▸ **Task goal**: Omit every picture and return the rest of the data unaltered.

====== Exercise materials ======

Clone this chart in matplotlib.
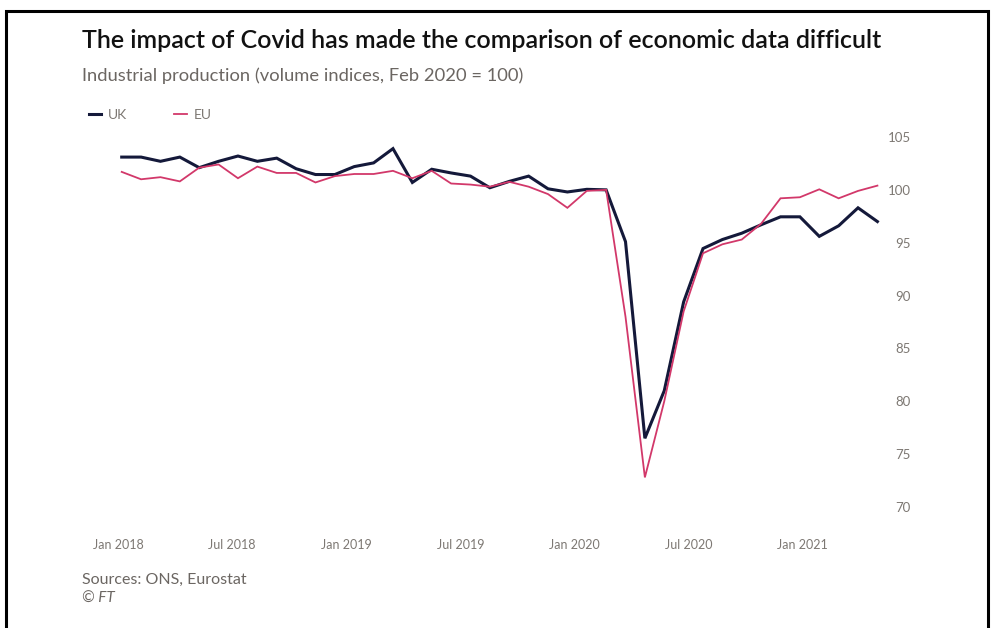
import numpy as np
import matplotlib
matplotlib.use("Agg")
import matplotlib.pyplot as plt
from matplotlib.patches import Rectangle

# monthly industrial production, Jan 2018 - Apr 2021 (Feb 2020 = 100)
uk = [103.1, 103.1, 102.7, 103.1, 102.1, 102.7, 103.2, 102.7, 103.0, 102.0,
      101.45, 101.45, 102.2, 102.55, 103.9, 100.7, 101.95, 101.6, 101.3, 100.2,
      100.8, 101.3, 100.1, 99.8, 100.05, 100.0, 95.1, 76.5, 81.0, 89.4,
      94.45, 95.3, 95.9, 96.7, 97.45, 97.45, 95.6, 96.6, 98.3, 97.0]
eu = [101.7, 101.0, 101.2, 100.8, 102.1, 102.4, 101.1, 102.2, 101.6, 101.6,
      100.7, 101.3, 101.5, 101.5, 101.8, 101.1, 101.8, 100.6, 100.5, 100.3,
      100.76, 100.3, 99.6, 98.3, 99.9, 100.0, 88.0, 72.8, 80.0, 88.5,
      94.0, 94.85, 95.3, 96.8, 99.2, 99.3, 100.05, 99.2, 99.9, 100.4]
tick_labels = ["Jan 2018", "Jul 2018", "Jan 2019", "Jul 2019",
               "Jan 2020", "Jul 2020", "Jan 2021"]
y_ticks = [70, 75, 80, 85, 90, 95, 100, 105]

UK_COL = "#14193a"
EU_COL = "#d2386a"
GREY = "#6b6662"
LIGHT = "#7d7873"

plt.rcParams["font.family"] = ["Lato", "DejaVu Sans"]

fig = plt.figure(figsize=(9.93, 6.28), dpi=100)
W, H = 993, 628
ax = fig.add_axes([110 / W, (H - 507) / H, 780 / W, 370 / H])

x = np.arange(len(uk))
ax.plot(x, uk, color=UK_COL, lw=2.2, solid_joinstyle="miter", label="UK", zorder=3)
ax.plot(x, eu, color=EU_COL, lw=1.3, solid_joinstyle="miter", label="EU", zorder=4)

ax.set_xlim(-0.604, 39.65)
ax.set_ylim(70, 105)

# label spacing along the bottom (every six months)
ax.set_xticks(np.arange(len(tick_labels)) * 5.89 - 0.19)
ax.set_xticklabels(tick_labels)
ax.set_yticks(y_ticks)
ax.set_yticklabels([str(v) for v in y_ticks])
ax.yaxis.tick_right()
ax.tick_params(axis="both", length=0, colors=LIGHT, labelsize=9)
ax.tick_params(axis="y", labelsize=9.5)
ax.tick_params(axis="x", pad=23)
ax.tick_params(axis="y", pad=15)
for t in ax.get_yticklabels():
    t.set_horizontalalignment("right")
for s in ax.spines.values():
    s.set_visible(False)

fig.text(82 / W, 1 - 40 / H, "The impact of Covid has made the comparison of economic data difficult",
         fontsize=18, fontweight="semibold", color="#111111", va="center", ha="left")
fig.text(82 / W, 1 - 76 / H, "Industrial production (volume indices, Feb 2020 = 100)",
         fontsize=13.2, color=GREY, va="center", ha="left")

fig.legend(loc="center left", bbox_to_anchor=(76 / W, 1 - 115 / H), ncol=2,
           frameon=False, handlelength=0.9, handletextpad=0.5, columnspacing=3.4,
           fontsize=10, labelcolor=LIGHT)

fig.text(82 / W, 1 - 580 / H, "Sources: ONS, Eurostat", fontsize=11.5, color=GREY,
         va="center", ha="left")
fig.text(82 / W, 1 - 599 / H, "© FT", fontsize=11, color=GREY, style="italic",
         va="center", ha="left")

# outer frame, open at the bottom
fig.patches.append(Rectangle((6 / W, -0.05), 982 / W, 1.05 - 11 / H,
                             transform=fig.transFigure, fill=False,
                             edgecolor="black", lw=2.2))

fig.savefig("out.png", dpi=100, facecolor="white")
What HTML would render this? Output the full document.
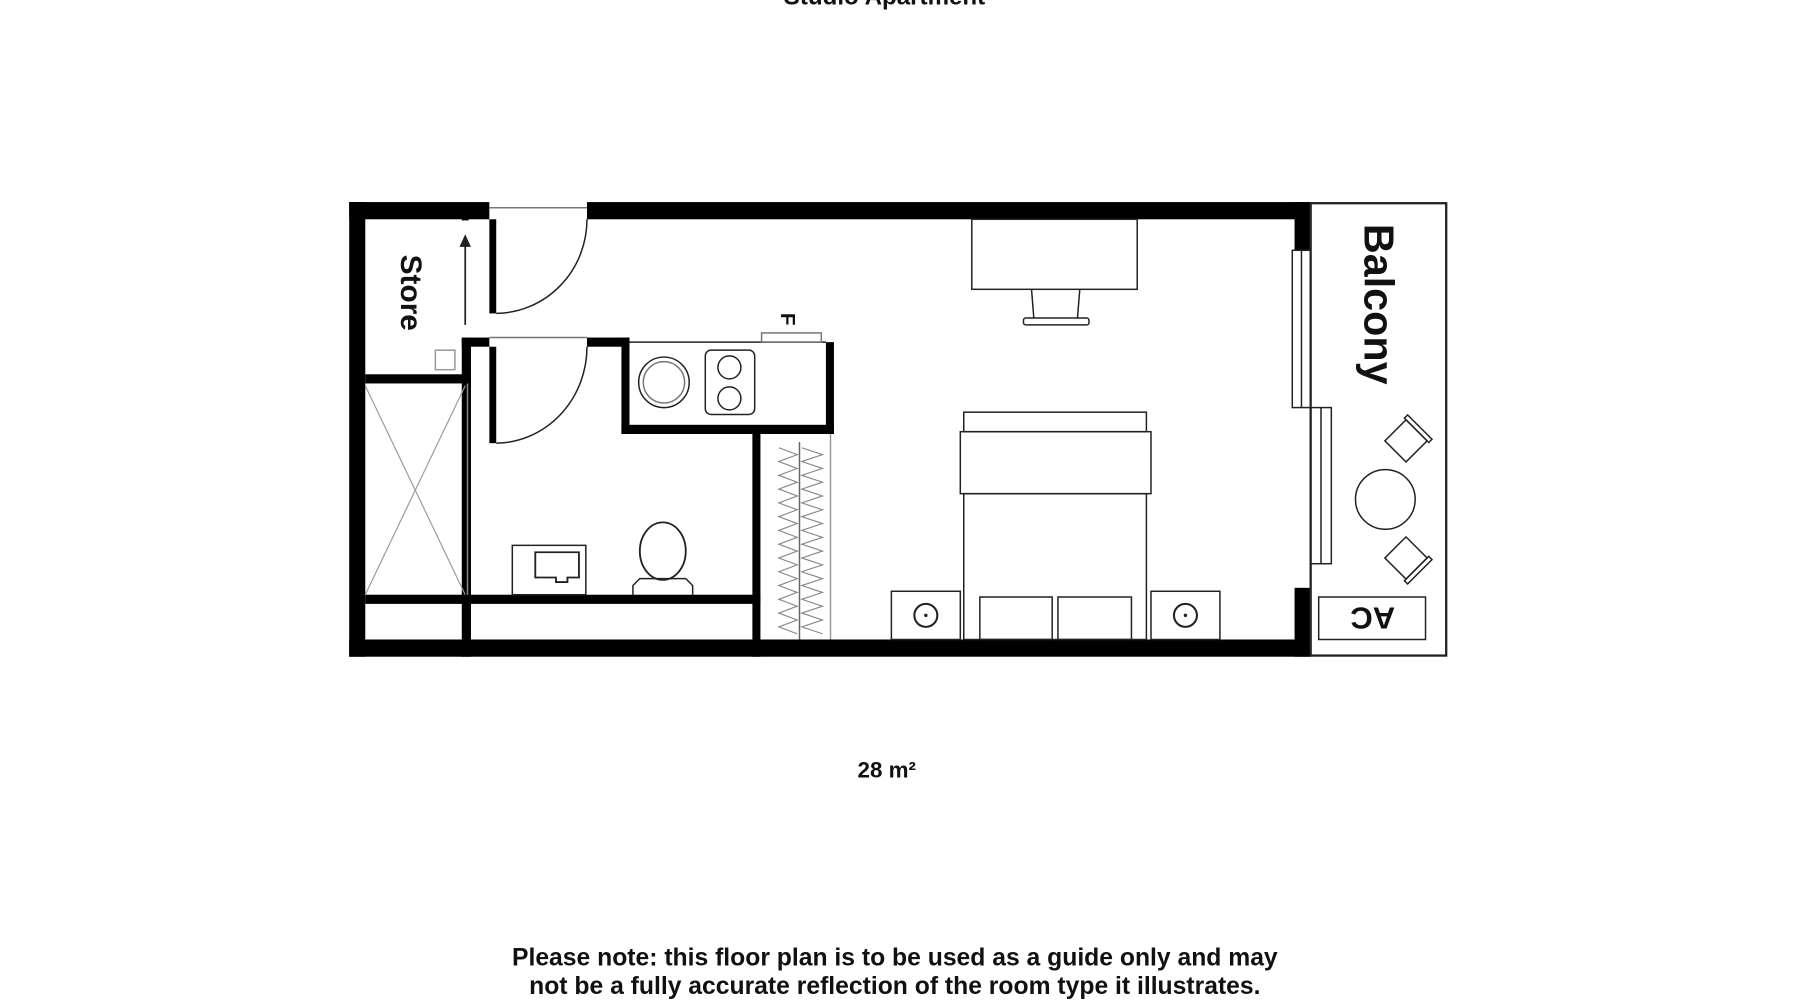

======

▸ **Response to the task**:
Clone this chart in matplotlib.
import numpy as np
import matplotlib
matplotlib.use("Agg")
import matplotlib.pyplot as plt
from matplotlib.patches import Rectangle

# monthly industrial production, Jan 2018 - Apr 2021 (Feb 2020 = 100)
uk = [103.1, 103.1, 102.7, 103.1, 102.1, 102.7, 103.2, 102.7, 103.0, 102.0,
      101.45, 101.45, 102.2, 102.55, 103.9, 100.7, 101.95, 101.6, 101.3, 100.2,
      100.8, 101.3, 100.1, 99.8, 100.05, 100.0, 95.1, 76.5, 81.0, 89.4,
      94.45, 95.3, 95.9, 96.7, 97.45, 97.45, 95.6, 96.6, 98.3, 97.0]
eu = [101.7, 101.0, 101.2, 100.8, 102.1, 102.4, 101.1, 102.2, 101.6, 101.6,
      100.7, 101.3, 101.5, 101.5, 101.8, 101.1, 101.8, 100.6, 100.5, 100.3,
      100.76, 100.3, 99.6, 98.3, 99.9, 100.0, 88.0, 72.8, 80.0, 88.5,
      94.0, 94.85, 95.3, 96.8, 99.2, 99.3, 100.05, 99.2, 99.9, 100.4]
tick_labels = ["Jan 2018", "Jul 2018", "Jan 2019", "Jul 2019",
               "Jan 2020", "Jul 2020", "Jan 2021"]
y_ticks = [70, 75, 80, 85, 90, 95, 100, 105]

UK_COL = "#14193a"
EU_COL = "#d2386a"
GREY = "#6b6662"
LIGHT = "#7d7873"

plt.rcParams["font.family"] = ["Lato", "DejaVu Sans"]

fig = plt.figure(figsize=(9.93, 6.28), dpi=100)
W, H = 993, 628
ax = fig.add_axes([110 / W, (H - 507) / H, 780 / W, 370 / H])

x = np.arange(len(uk))
ax.plot(x, uk, color=UK_COL, lw=2.2, solid_joinstyle="miter", label="UK", zorder=3)
ax.plot(x, eu, color=EU_COL, lw=1.3, solid_joinstyle="miter", label="EU", zorder=4)

ax.set_xlim(-0.604, 39.65)
ax.set_ylim(70, 105)

# label spacing along the bottom (every six months)
ax.set_xticks(np.arange(len(tick_labels)) * 5.89 - 0.19)
ax.set_xticklabels(tick_labels)
ax.set_yticks(y_ticks)
ax.set_yticklabels([str(v) for v in y_ticks])
ax.yaxis.tick_right()
ax.tick_params(axis="both", length=0, colors=LIGHT, labelsize=9)
ax.tick_params(axis="y", labelsize=9.5)
ax.tick_params(axis="x", pad=23)
ax.tick_params(axis="y", pad=15)
for t in ax.get_yticklabels():
    t.set_horizontalalignment("right")
for s in ax.spines.values():
    s.set_visible(False)

fig.text(82 / W, 1 - 40 / H, "The impact of Covid has made the comparison of economic data difficult",
         fontsize=18, fontweight="semibold", color="#111111", va="center", ha="left")
fig.text(82 / W, 1 - 76 / H, "Industrial production (volume indices, Feb 2020 = 100)",
         fontsize=13.2, color=GREY, va="center", ha="left")

fig.legend(loc="center left", bbox_to_anchor=(76 / W, 1 - 115 / H), ncol=2,
           frameon=False, handlelength=0.9, handletextpad=0.5, columnspacing=3.4,
           fontsize=10, labelcolor=LIGHT)

fig.text(82 / W, 1 - 580 / H, "Sources: ONS, Eurostat", fontsize=11.5, color=GREY,
         va="center", ha="left")
fig.text(82 / W, 1 - 599 / H, "© FT", fontsize=11, color=GREY, style="italic",
         va="center", ha="left")

# outer frame, open at the bottom
fig.patches.append(Rectangle((6 / W, -0.05), 982 / W, 1.05 - 11 / H,
                             transform=fig.transFigure, fill=False,
                             edgecolor="black", lw=2.2))

fig.savefig("out.png", dpi=100, facecolor="white")
What HTML would render this? Output the full document.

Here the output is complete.